**Given data:**
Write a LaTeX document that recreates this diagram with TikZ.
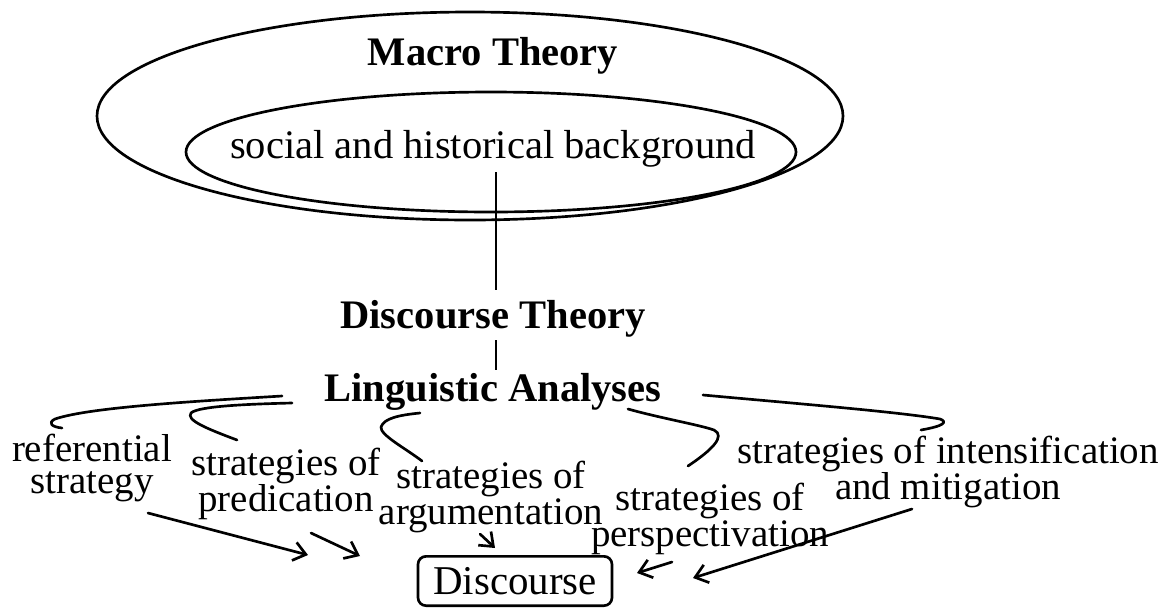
\documentclass[tikz,border=0pt]{standalone}
\usepackage{fontspec}
\setmainfont{Liberation Serif}
\usetikzlibrary{shapes.geometric,arrows.meta}
\begin{document}
\begin{tikzpicture}[x=0.75pt,y=-0.75pt,
  stroke/.style={line width=2pt,line cap=round,line join=round},
  ring/.style={draw,ellipse,stroke,inner sep=0pt},
  title/.style={font=\fontsize{30.4}{30}\selectfont\bfseries,inner sep=0pt},
  plain/.style={font=\fontsize{30.4}{30}\selectfont,inner sep=0pt},
  label/.style={font=\fontsize{29.2}{24}\selectfont,align=center,inner sep=0pt},
  hook/.style={stroke},
  arr/.style={stroke,-{Straight Barb[length=9pt,width=14pt,line width=2pt]}},
  result/.style={draw,stroke,rounded corners=6pt,minimum width=145.5pt,minimum height=37pt,
    font=\fontsize{30.7}{31}\selectfont,inner sep=0pt}]
\useasboundingbox (0,0) rectangle (1164,608);

% nested context ellipses
\node[ring,minimum width=559.5pt,minimum height=156pt] (outer) at (470,116) {};
\node[ring,minimum width=457.5pt,minimum height=90pt] (inner) at (491,152) {};
\node[title] (mt) at (493,56) {Macro Theory};
\node[plain] (bg) at (493,149) {social and historical background};

% theory levels
\node[title] (dt) at (493,319) {Discourse Theory};
\node[title] (la) at (493,392) {Linguistic Analyses};
\coordinate (bgfoot) at (496,172);
\coordinate (dttop) at (496,290);
\coordinate (dtfoot) at (496,340);
\coordinate (latop) at (496,370);
\draw[stroke,line cap=butt] (bgfoot) -- (dttop);
\draw[stroke,line cap=butt] (dtfoot) -- (latop);

% strategy labels
\node[label] (ref) at (92,468) {referential\\strategy};
\node[label] (pred) at (286,484) {strategies of\\predication};
\node[label] (arg) at (491,497) {strategies of\\argumentation};
\node[label] (persp) at (710,519) {strategies of\\perspectivation};
\node[label] (int) at (948,472) {strategies of intensification\\and mitigation};

% result box
\node[result] (disc) at (515,581) {Discourse};

% hooked strokes from the analyses to each strategy
\coordinate (h1a) at (282,396);
\coordinate (h1b) at (62,428);
\draw[hook] (h1a) .. controls (200,401) and (90,407) .. (55,419)
  .. controls (47,423) and (52,427) .. (h1b);
\coordinate (h2a) at (292,403);
\coordinate (h2b) at (237,440);
\draw[hook] (h2a) .. controls (250,404) and (198,406) .. (191,413)
  .. controls (186,420) and (205,428) .. (h2b);
\coordinate (h3a) at (420,413);
\coordinate (h3b) at (422,461);
\draw[hook] (h3a) .. controls (400,415) and (384,418) .. (381,427)
  .. controls (380,435) and (405,448) .. (h3b);
\coordinate (h4a) at (628,409);
\coordinate (h4b) at (688,466);
\draw[hook] (h4a) .. controls (660,418) and (700,425) .. (714,430)
  .. controls (726,436) and (712,450) .. (h4b);
\coordinate (h5a) at (703,395);
\coordinate (h5b) at (921,430);
\draw[hook] (h5a) .. controls (790,403) and (900,412) .. (940,419)
  .. controls (948,422) and (944,426) .. (h5b);

% arrows from each strategy to the discourse
\coordinate (a1s) at (148,513); \coordinate (a1e) at (308,555);
\coordinate (a2s) at (311,533); \coordinate (a2e) at (360,556);
\coordinate (a3s) at (480,534); \coordinate (a3e) at (495,548);
\coordinate (a4s) at (672,562); \coordinate (a4e) at (637,573);
\coordinate (a5s) at (912,509); \coordinate (a5e) at (693,578);
\draw[arr] (a1s) -- (a1e);
\draw[arr] (a2s) -- (a2e);
\draw[arr] (a3s) -- (a3e);
\draw[arr] (a4s) -- (a4e);
\draw[arr] (a5s) -- (a5e);
\end{tikzpicture}
\end{document}
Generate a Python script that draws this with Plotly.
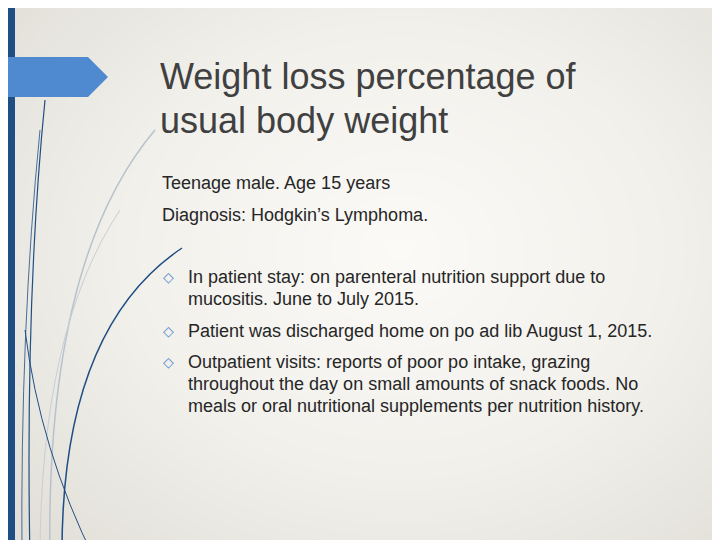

**What is required:** Make an exact copy of every record, pictures excluded.

**Correct output:**
Write a LaTeX document that recreates this diagram with TikZ.
\documentclass[tikz,border=0pt]{standalone}
\usepackage{fontspec}
\setmainfont{Liberation Serif}
\usetikzlibrary{shapes.geometric,arrows.meta}
\begin{document}
\begin{tikzpicture}[x=0.75pt,y=-0.75pt,
  stroke/.style={line width=2pt,line cap=round,line join=round},
  ring/.style={draw,ellipse,stroke,inner sep=0pt},
  title/.style={font=\fontsize{30.4}{30}\selectfont\bfseries,inner sep=0pt},
  plain/.style={font=\fontsize{30.4}{30}\selectfont,inner sep=0pt},
  label/.style={font=\fontsize{29.2}{24}\selectfont,align=center,inner sep=0pt},
  hook/.style={stroke},
  arr/.style={stroke,-{Straight Barb[length=9pt,width=14pt,line width=2pt]}},
  result/.style={draw,stroke,rounded corners=6pt,minimum width=145.5pt,minimum height=37pt,
    font=\fontsize{30.7}{31}\selectfont,inner sep=0pt}]
\useasboundingbox (0,0) rectangle (1164,608);

% nested context ellipses
\node[ring,minimum width=559.5pt,minimum height=156pt] (outer) at (470,116) {};
\node[ring,minimum width=457.5pt,minimum height=90pt] (inner) at (491,152) {};
\node[title] (mt) at (493,56) {Macro Theory};
\node[plain] (bg) at (493,149) {social and historical background};

% theory levels
\node[title] (dt) at (493,319) {Discourse Theory};
\node[title] (la) at (493,392) {Linguistic Analyses};
\coordinate (bgfoot) at (496,172);
\coordinate (dttop) at (496,290);
\coordinate (dtfoot) at (496,340);
\coordinate (latop) at (496,370);
\draw[stroke,line cap=butt] (bgfoot) -- (dttop);
\draw[stroke,line cap=butt] (dtfoot) -- (latop);

% strategy labels
\node[label] (ref) at (92,468) {referential\\strategy};
\node[label] (pred) at (286,484) {strategies of\\predication};
\node[label] (arg) at (491,497) {strategies of\\argumentation};
\node[label] (persp) at (710,519) {strategies of\\perspectivation};
\node[label] (int) at (948,472) {strategies of intensification\\and mitigation};

% result box
\node[result] (disc) at (515,581) {Discourse};

% hooked strokes from the analyses to each strategy
\coordinate (h1a) at (282,396);
\coordinate (h1b) at (62,428);
\draw[hook] (h1a) .. controls (200,401) and (90,407) .. (55,419)
  .. controls (47,423) and (52,427) .. (h1b);
\coordinate (h2a) at (292,403);
\coordinate (h2b) at (237,440);
\draw[hook] (h2a) .. controls (250,404) and (198,406) .. (191,413)
  .. controls (186,420) and (205,428) .. (h2b);
\coordinate (h3a) at (420,413);
\coordinate (h3b) at (422,461);
\draw[hook] (h3a) .. controls (400,415) and (384,418) .. (381,427)
  .. controls (380,435) and (405,448) .. (h3b);
\coordinate (h4a) at (628,409);
\coordinate (h4b) at (688,466);
\draw[hook] (h4a) .. controls (660,418) and (700,425) .. (714,430)
  .. controls (726,436) and (712,450) .. (h4b);
\coordinate (h5a) at (703,395);
\coordinate (h5b) at (921,430);
\draw[hook] (h5a) .. controls (790,403) and (900,412) .. (940,419)
  .. controls (948,422) and (944,426) .. (h5b);

% arrows from each strategy to the discourse
\coordinate (a1s) at (148,513); \coordinate (a1e) at (308,555);
\coordinate (a2s) at (311,533); \coordinate (a2e) at (360,556);
\coordinate (a3s) at (480,534); \coordinate (a3e) at (495,548);
\coordinate (a4s) at (672,562); \coordinate (a4e) at (637,573);
\coordinate (a5s) at (912,509); \coordinate (a5e) at (693,578);
\draw[arr] (a1s) -- (a1e);
\draw[arr] (a2s) -- (a2e);
\draw[arr] (a3s) -- (a3e);
\draw[arr] (a4s) -- (a4e);
\draw[arr] (a5s) -- (a5e);
\end{tikzpicture}
\end{document}
Generate a Python script that draws this with Plotly.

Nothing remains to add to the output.